Through a lot of hard work in the years that followed, the Alaska Eskimo Whaling Commission became a co-manager of the hunt. Whalers brought in scientists who used traditional knowledge to improve the technique for counting whales. The population estimates increased, and the quota grew.

But every few years, whalers had to show up to a meeting of IWC member countries and get 75 percent of them to say, yes, you can keep whaling.

If they didn’t succeed, their quota would expire.

“Seems like we had to go back and beg,” said Eugene Brower, former president of the Barrow Whaling Captains Association. Brower said he attended more IWC meetings than he cares to remember, and that feeling of having to beg — that’s not a good feeling. But additionally, there was always concern about the outcome of the vote.

“It wasn’t easy trying to get that quota,” said Brower. “Sometimes (the) United States failed to get that three-quarter vote needed to keep our way of life going.”

That happened in 2002. Eventually another vote was held at a special meeting, and the whalers got their quota.

But for several months before that, whaling communities in Alaska were in limbo, thinking they might not be able to hunt the bowhead whale without breaking the law.

So this year, the Alaska Eskimo Whaling Commission and the U.S. government put forward a new proposal that would change how the IWC renews the quota. Something called a “limited automatic renewal.”

The idea is that as long as certain conditions are met, including that the science says the bowhead whale population is doing well, every six years the quota will automatically renew. The limited automatic renewal won’t just apply to the bowhead quota, but to all aboriginal subsistence whale hunts conducted by IWC member countries.

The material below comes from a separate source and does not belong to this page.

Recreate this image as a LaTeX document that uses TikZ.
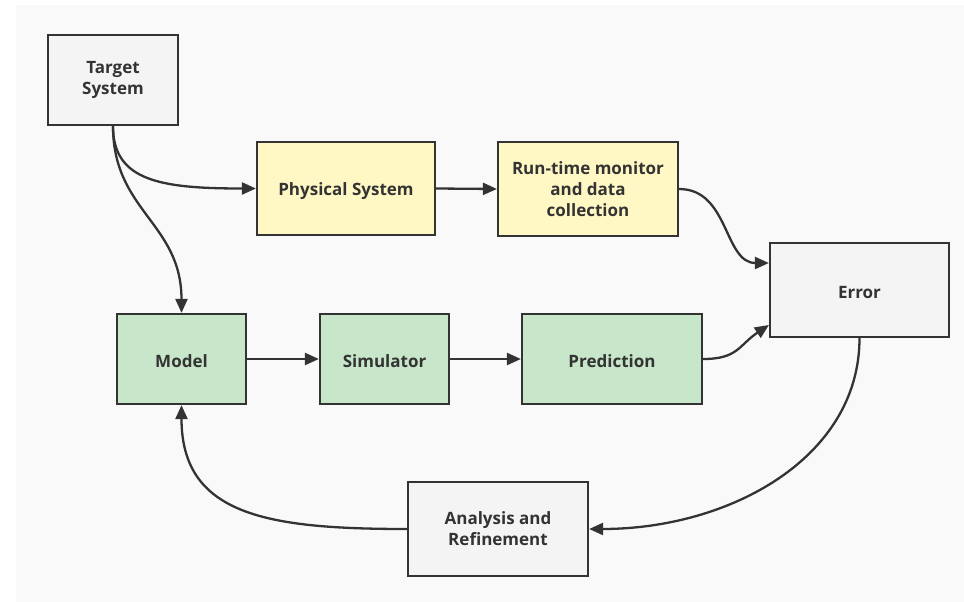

The proposal also included an increase in the number of unused “strikes” that whalers could carry over from previous years. (“Strikes” are counted whenever a whale is hit, even if it’s subsequently lost.) With the new proposed carryover, the annual quota going forward would be 93 strikes per year for Alaska hunters. AEWC says that Alaska whalers usually take an average of 40 whales a year.

And the proposal passed.

“To me, that was a miracle,” said Crawford Patkotak, vice chair of the Alaska Eskimo Whaling Commission and one of the whaling captains who traveled to Brazil as part of the U.S. delegation. He described the rule change as both a surprise and a victory for Alaska whalers.

“It changes the way you think, the way you hunt, and it is a real pressure relief as far as not having to go back and questioning whether (the quota’s) going to be approved or not,” he said.

Patkotak said when they got back to Utqiaġvik, the atmosphere was pure excitement.

For people like Marie Adams Carroll and Eugene Brower, it felt like after years of struggle, a weight had been lifted from their shoulders.

“I had hoped to see that happen during my lifeterm,” said Brower. “Because my father, my uncles said, ‘Go out and educate. Fight for our people.’ It’s finally here … I’m happy that we don’t have to beg anymore.”

The automatic quota renewal could be revoked. But just as it took a large percentage of the IWC to make this new rule, it would take that same percentage to change it again. People familiar with the workings of the IWC say that’s unlikely.